Media
BBC suspends all competitions
Published Wednesday, Jul 18 2007, 15:03 BST | By James Welsh

Mark Thompson, the corporation's director general, delivered a report to the BBC Trust today after an audit of output since January 2005 uncovered "further serious breaches of editorial standards" in BBC programming.
The breaches uncovered by the audit and reported to the Trust were: Comic Relief - in March, where a member of the production team posed as a caller in an on-air competition; TMi - in September 2006, a member of the production team again posed as a winning caller; Sport Relief - in July 2006, a contingency plan was put into effect in which a production team member posed as a caller; further, the competition would have been impossible to run as it was described on air; Children in Need - in November 2005, the name of a fictitious winner was read out on air; The Liz Kershaw Show - multiple times in 2005 and 2006, a competition was presented as-live on a pre-recorded show; White Label - a winner was announced on the World Service despite no winning entries actually having been submitted.
The incidents were reported to the Trust in addition to the previous high-profile Blue Peter phone-in scandal and a recent incident in which a misleadingly-edited cut of an RDF-produced documentary about Her Majesty The Queen was shown to journalists by BBC One controller Peter Fincham.
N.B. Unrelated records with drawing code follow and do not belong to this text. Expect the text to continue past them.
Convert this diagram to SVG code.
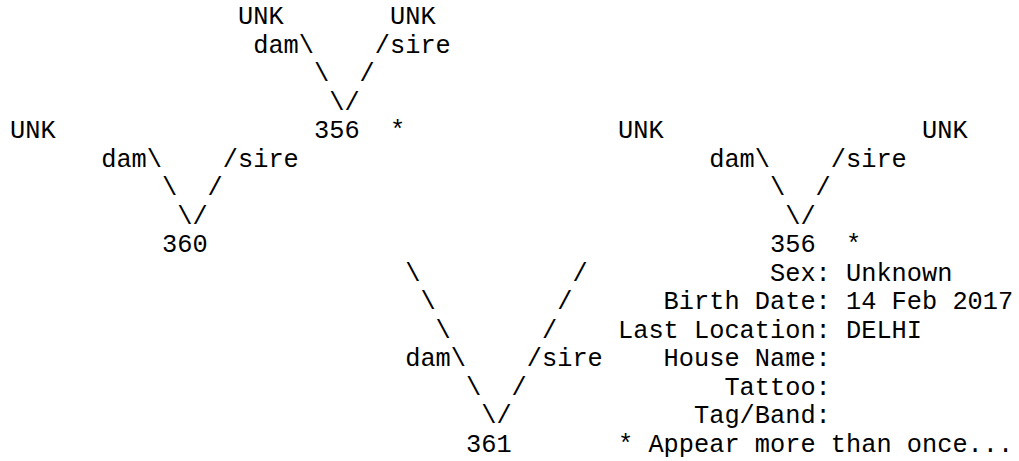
<svg xmlns="http://www.w3.org/2000/svg" width="1019" height="461" viewBox="0 0 1019 461">
<style>
text{font-family:"Liberation Mono","Courier New",monospace;font-size:25.33px;fill:#000;white-space:pre}
</style>
<rect width="1019" height="461" fill="#fff"/>
<g id="connectors">
<text x="253.2" y="52.8">dam\</text><text x="374.8" y="52.8">/sire</text>
<text x="314" y="81.3">\</text><text x="359.6" y="81.3">/</text>
<text x="329.2" y="109.8">\/</text>
<text x="101.2" y="166.8">dam\</text><text x="222.8" y="166.8">/sire</text>
<text x="162" y="195.3">\</text><text x="207.6" y="195.3">/</text>
<text x="177.2" y="223.8">\/</text>
<text x="709.2" y="166.8">dam\</text><text x="830.8" y="166.8">/sire</text>
<text x="770" y="195.3">\</text><text x="815.6" y="195.3">/</text>
<text x="785.2" y="223.8">\/</text>
<text x="405.2" y="280.8">\</text><text x="572.4" y="280.8">/</text>
<text x="420.4" y="309.3">\</text><text x="557.2" y="309.3">/</text>
<text x="435.6" y="337.8">\</text><text x="542" y="337.8">/</text>
<text x="405.2" y="366.3">dam\</text><text x="526.8" y="366.3">/sire</text>
<text x="466" y="394.8">\</text><text x="511.6" y="394.8">/</text>
<text x="481.2" y="423.3">\/</text>
</g>
<g id="node-unk-1"><text x="238" y="24.3">UNK</text></g>
<g id="node-unk-2"><text x="390" y="24.3">UNK</text></g>
<g id="node-unk-3"><text x="10" y="138.3">UNK</text></g>
<g id="node-356-a"><text x="314" y="138.3">356  *</text></g>
<g id="node-unk-4"><text x="618" y="138.3">UNK</text></g>
<g id="node-unk-5"><text x="922" y="138.3">UNK</text></g>
<g id="node-360"><text x="162" y="252.3">360</text></g>
<g id="node-356-b">
<text x="770" y="252.3">356  *</text>
<text x="770" y="280.8">Sex: Unknown</text>
<text x="663.6" y="309.3">Birth Date: 14 Feb 2017</text>
<text x="618" y="337.8">Last Location: DELHI</text>
<text x="663.6" y="366.3">House Name:</text>
<text x="724.4" y="394.8">Tattoo:</text>
<text x="694" y="423.3">Tag/Band:</text>
<text x="618" y="451.8">* Appear more than once...</text>
</g>
<g id="node-361"><text x="466" y="451.8">361</text></g>
</svg>
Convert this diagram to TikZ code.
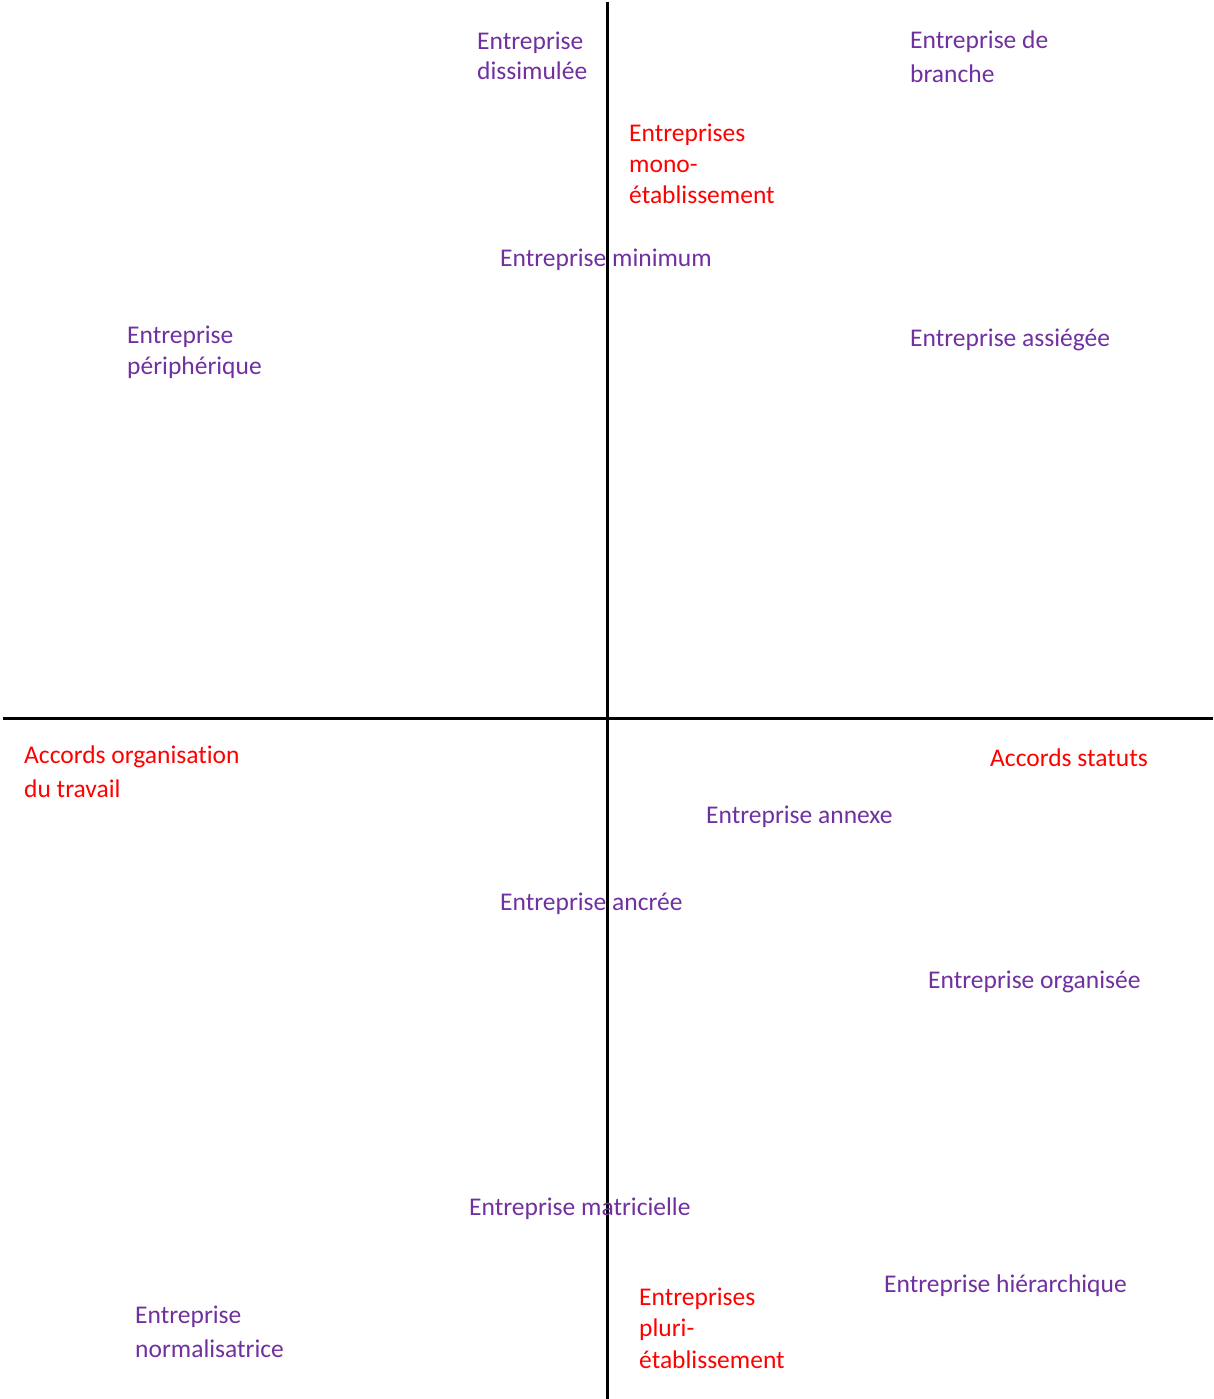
\documentclass[tikz,border=0pt]{standalone}
\usepackage{fontspec}
\setmainfont{Carlito}[Ligatures=NoCommon]
\definecolor{violetlab}{HTML}{7030A0}
\definecolor{rougelab}{HTML}{FF0000}
\tikzset{
  axe/.style={line width=3pt, black},
  lab/.style={anchor=base west, inner sep=0pt, align=left, font=\fontsize{25.5}{30.5}\selectfont},
  typo/.style={lab, text=violetlab},
  crit/.style={lab, text=rougelab},
}
\begin{document}
\begin{tikzpicture}[x=1pt,y=-1pt]
\useasboundingbox (0,0) rectangle (1213,1399);
\coordinate (vtop) at (607,2);
\coordinate (vbot) at (607,1399);
\coordinate (hl) at (3,718);
\coordinate (hr) at (1213,718);
\draw[axe] (vtop) -- (vbot);
\draw[axe] (hl) -- (hr);
\node[typo] (dissim) at (477,80) {Entreprise\\dissimulée};
\node[typo, font=\fontsize{25.5}{34}\selectfont] (branche) at (910,83) {Entreprise de\\branche};
\node[crit, font=\fontsize{25.5}{31}\selectfont] (mono) at (629,204) {Entreprises\\mono-\\établissement};
\node[typo] (minimum) at (500,266) {Entreprise minimum};
\node[typo, font=\fontsize{25.5}{31}\selectfont] (periph) at (127,374) {Entreprise\\périphérique};
\node[typo] (assiegee) at (910,346) {Entreprise assiégée};
\node[crit, font=\fontsize{25.5}{34}\selectfont] (orgtrav) at (24,797) {Accords organisation\\du travail};
\node[crit] (statuts) at (990,766) {Accords statuts};
\node[typo] (annexe) at (706,823) {Entreprise annexe};
\node[typo] (ancree) at (500,910) {Entreprise ancrée};
\node[typo] (organisee) at (928,988) {Entreprise organisée};
\node[typo] (matric) at (469,1215) {Entreprise matricielle};
\node[typo] (hierar) at (884,1292) {Entreprise hiérarchique};
\node[crit, font=\fontsize{25.5}{31.5}\selectfont] (pluri) at (639,1368) {Entreprises\\pluri-\\établissement};
\node[typo, font=\fontsize{25.5}{34}\selectfont] (normal) at (135,1357) {Entreprise\\normalisatrice};
\end{tikzpicture}
\end{document}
The Trust said it was "deeply concerned that significant failures of control and compliance within the BBC" had "compromised the BBC's values of accuracy and honesty."
"We are not ready to draw a line under the editorial failures reported to us today," the Trust added.
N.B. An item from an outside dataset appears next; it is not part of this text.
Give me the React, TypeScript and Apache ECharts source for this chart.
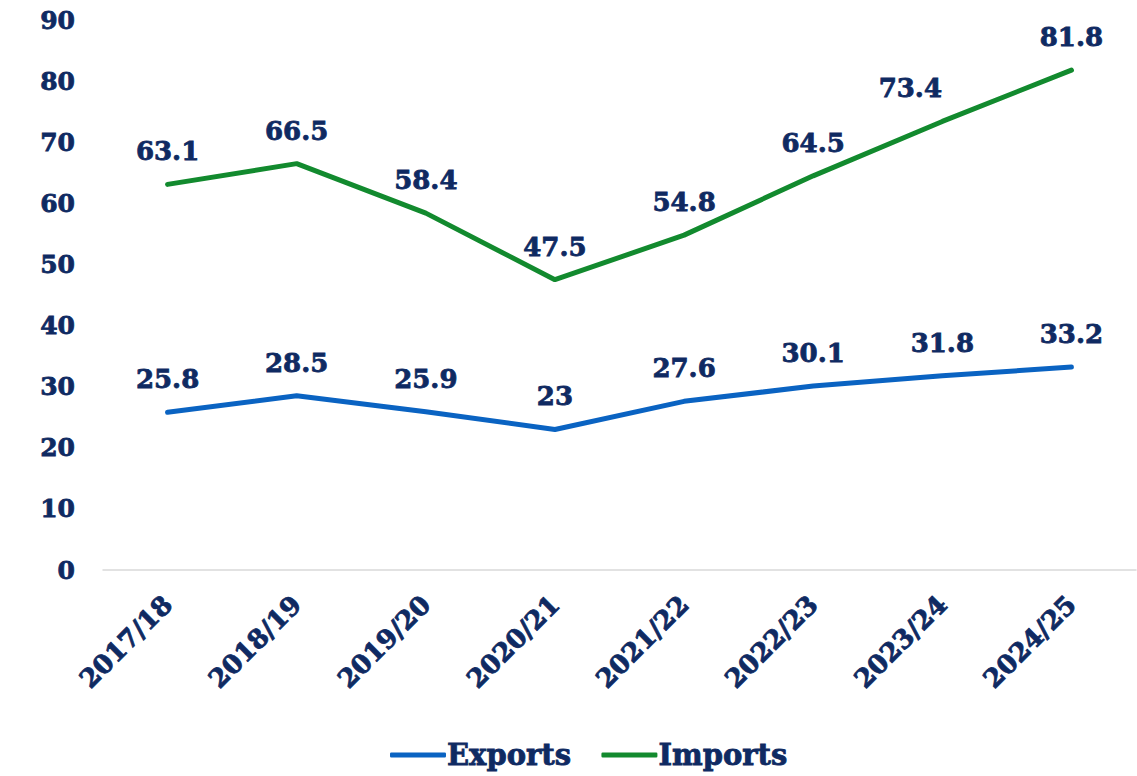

In a statement, Thompson said: "Nothing matters more than trust and fair dealing with our audiences. The vast majority of the 400,000 hours of BBC output each year, on television, radio and online, is accurate, fair and complies with our stringent editorial standards."
Thompson also made a broadcast to BBC staff today in which he said: "Our values and our editorial guidelines must take precedence over everything else. There is no excuse for deception. I know the idea of deceiving the public would simply never occur to most people in the BBC. We have to regard deception as a very grave breach of discipline which will normally lead to dismissal. If you have a choice between deception and a programme going off air, let the programme go. It is far better to accept a production problem and make a clean breast to the public than to deceive."